Tuesday, October 30, 2012

Catching my breath.

Not a daily thing any more.... not even weekly.  I'm just back from my little bike trip to the post office.  Huffing and puffing.  Again, a week off puts one a month behind in conditioning.  But low tire pressure had something to do with it, too.  I'll have to fill before the next time.

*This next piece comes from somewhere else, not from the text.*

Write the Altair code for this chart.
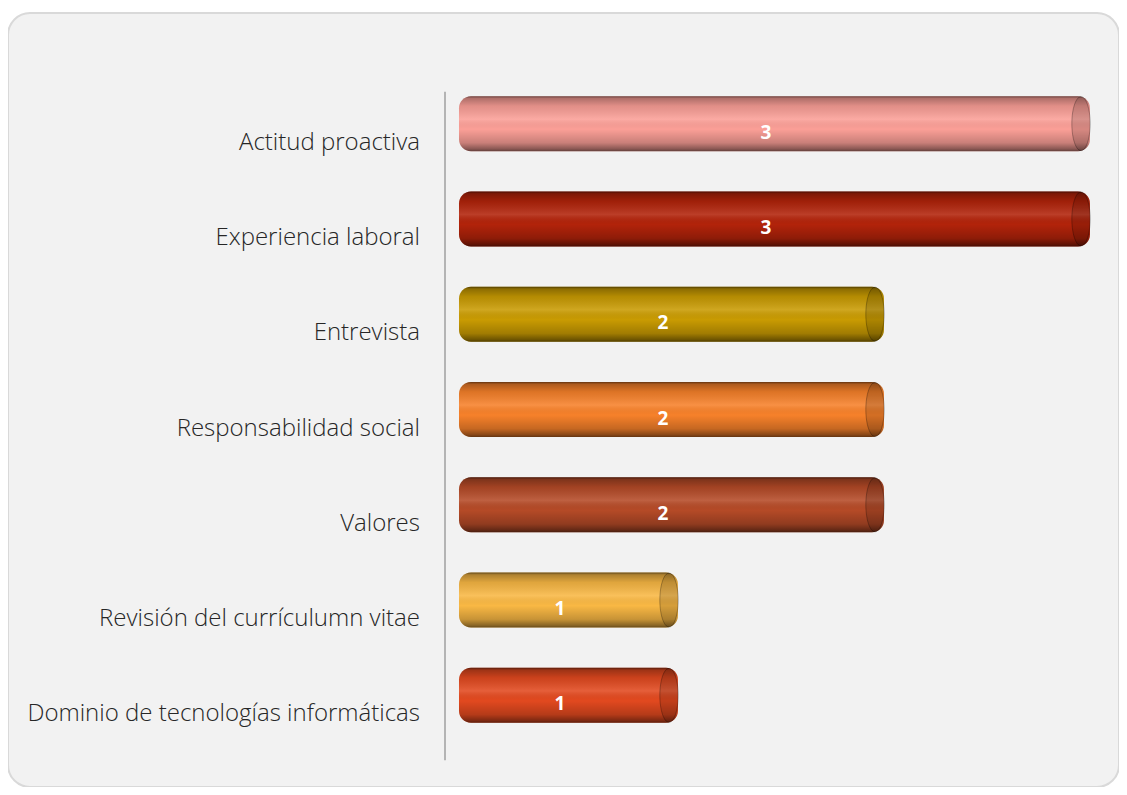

I get these thoughts when I travel, in the car, on the bike --- and generally when I can't afford total distraction or absorption.  Like laying in bed dreading the day ahead.  Less dread into the day, usually, than at the start.  But I sit to write and can't recall these ruminations.  Most my obsessing today has to do with Sunday School.  I talk too much.  I talk too impulsively self-promoting.  I'm not such a good listener.  Same in OA meetings.  Same in a classroom. Same in one-on-one with anyone.  I don't serve my self well in general by my ways, nor am I served by not being myself.  It sucks to be me.  There's a step for that -- the 7th, I think.  Let God make me a better man.  I don't hold much hope of becoming anything other than who I already am.  I'm not sure who I wish I could be.  My confession (as opposed to my belief) is that I can discover in myself who I wish to be, not in being a replica of another.  I already am what God wishes me to be, made me to be.  But sick and corrupt and obscured.  It's there.  I've just lost sight, or never had sight.  What I believe is that the essence of me is in the corruption, not some Logos or Atman or Psyche.  I have as much trouble believing in such as I do believing in God, though I confess God.  One thing I remember thinking was that I wish Christianity were true, at least the kind of Christianity I confess and try to make known.  Not the kind that scares me and others away as incurious, belligerent and manipulative.  How nice it would be if the Christianity I wish were true, was indeed true.  How might one become confident in that hope, or at long last abandon it (abandon all hope?).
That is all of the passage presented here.